Quick Bio
Name: Jerry Cifarelli
Company: ANC
Location: Purchase, NY
Overtime: The company name was derived from its first investor, Alan C. Cohen, former co-owner of the Boston Celtics, New Jersey (now Brooklyn) Nets, Madison Square Garden CEO, owner of the New York Knicks and New York Rangers.
What do sports statistics and the New York City Metropolitan Transportation Authority have in common? As it turns out, the same disciplines that inform major league teams have been harnessed to power the information and advertising networks deployed in the MTA’s flagship digital transit hub at Fulton Center, the heart of downtown Manhattan’s transportation infrastructure.
In the beginning, nearly 20 years before Fulton Center came together, everything was just about paying the bills for Jerry Cifarelli, starting out as a rotational signage provider to the NBA and MLB. Today, he’s in the enviable position of leading a $60-million, full-service technology displays integrator, with no debt and cash on hand to invest in expanding the brand and growing the business.
The co-founder, president, and CEO of ANC, who originally comes from an advertising background, has overseen an impressive organic growth, from providing static sports signage to custom advertising software, LED and LCDs walls, content creation, and turnkey services. All this led ANC to its position today, having recently completed a monumental project at Westfield World Trade Center, a shopping complex occupying the iconic Oculus structure at the World Trade Center transportation hub—a $4.9 billion landmark. The concourse connects the National September 11 Memorial and Museum and four out of five World Trade Center Towers, along with 11 subway lines, the PATH rail system connecting to New Jersey, Battery Park City Ferry Terminal, and another high-end retail space, Brookfield Place. Quite simply, it’s the high-profile project of most AV integrators’ dreams, and it has changed the game for ANC.
ANC recently completed a monumental project at Westfield World Trade Center, a shopping complex occupying the iconic Oculus structure at the World Trade Center transportation hub—a $4.9 billion landmark gracing lower Manhattan.
Essential to the steady growth that brought them there was the simple formula of building a deep pocket of lasting relationships. “The key has also been the ability to zig-zag and almost anticipate changes in the marketplace,” according to Siobhan Mason, the company’s first employee, now senior VP, administration. Rotational signs led to backlit versions that became standard in sports arenas, which was quickly supplanted by LED video boards, all of which Cifarelli astutely observed unfold and pivoted to support. “When we started, we never imagined adding on all these services, like graphic design, which we’ve actually been doing for over 10 years,” Mason said.
Through those rocksolid relationships that were honed over time, Westfield called ANC and requested that they bid on the World Trade Center project. As a result, ANC went through a rebranding effort, stripping the sports moniker from its name. For Cifarelli, “You do the right thing for [the right] people in the industry, and they refer you to somebody else. That’s how Westfield found out about us—through the work we were doing in the sports space.”
As a small business owner, Cifarelli had the foresight to determine that the only way to be competitive at that size was to have a service model.

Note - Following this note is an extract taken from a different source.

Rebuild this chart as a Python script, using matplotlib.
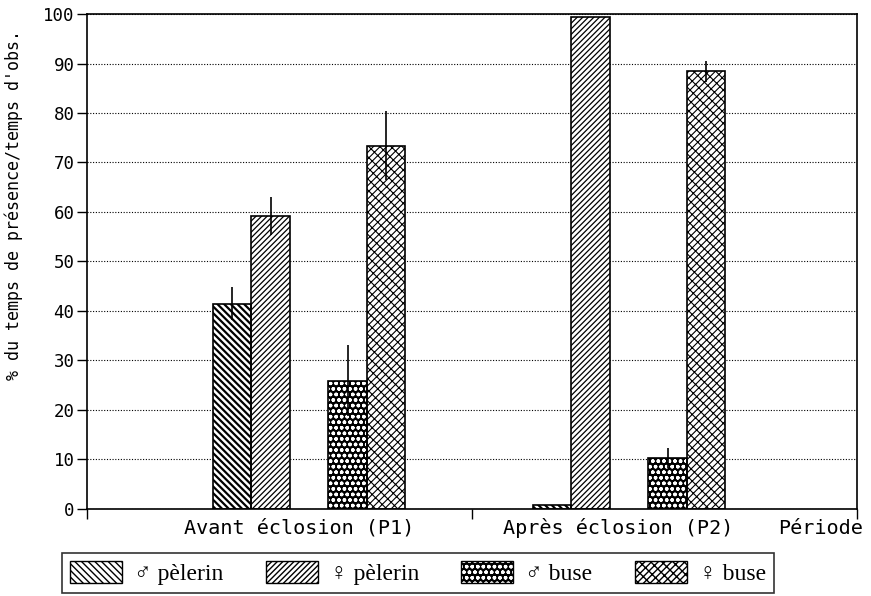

Competitors were simply hanging signs driven by third-party software. “We came at it very different than anybody else, which happened by accident,” he said. “It really was build the software first, create the software solution, and let’s worry about the hardware later on.”
And the model has paid off. “When we were fortunate that Westfield selected us as the company of choice for the World Trade Center project, it really was for the service. It wasn’t because of our product. It was because of the software solution, as well as the services we’re providing them.”
ANC technicians located on site and remotely produce, change, and schedule content for Westfield advertisers daily.
ANC’s turnkey model covers operations, graphics, and client service. There are more than 200 ANC technicians operating equipment around the country. “We’re selling a solution, not a product,” Cifarelli stated. And it just so happens, he added, “Especially today, that solutions model actually fits better in the non-sports space than it does in the sports space.”
He’s been pleasantly surprised by how this model has allowed his team to walk into meetings with retail or commercial real estate clients and face reactions like “’Are you kidding me? You can do all this?!’ They love it. All of a sudden, we’ve become energized by this whole nonsports space that is perfect for our model.”
The company also has been answering phone calls from people they never envisioned working with, including architects and designers using ANC’s display designs to win bids in corporate lobby spaces. Presenting scores and stats in sports venues has translated to offering weather, news, and public announcements in office building lobbies or live train information at Fulton Center. Same technology; different application.
As is evident, this past year since the Westfield project launched to the public in August 2015, has been a turning point for ANC. Now, “it’s time to expand our wings—let’s go!”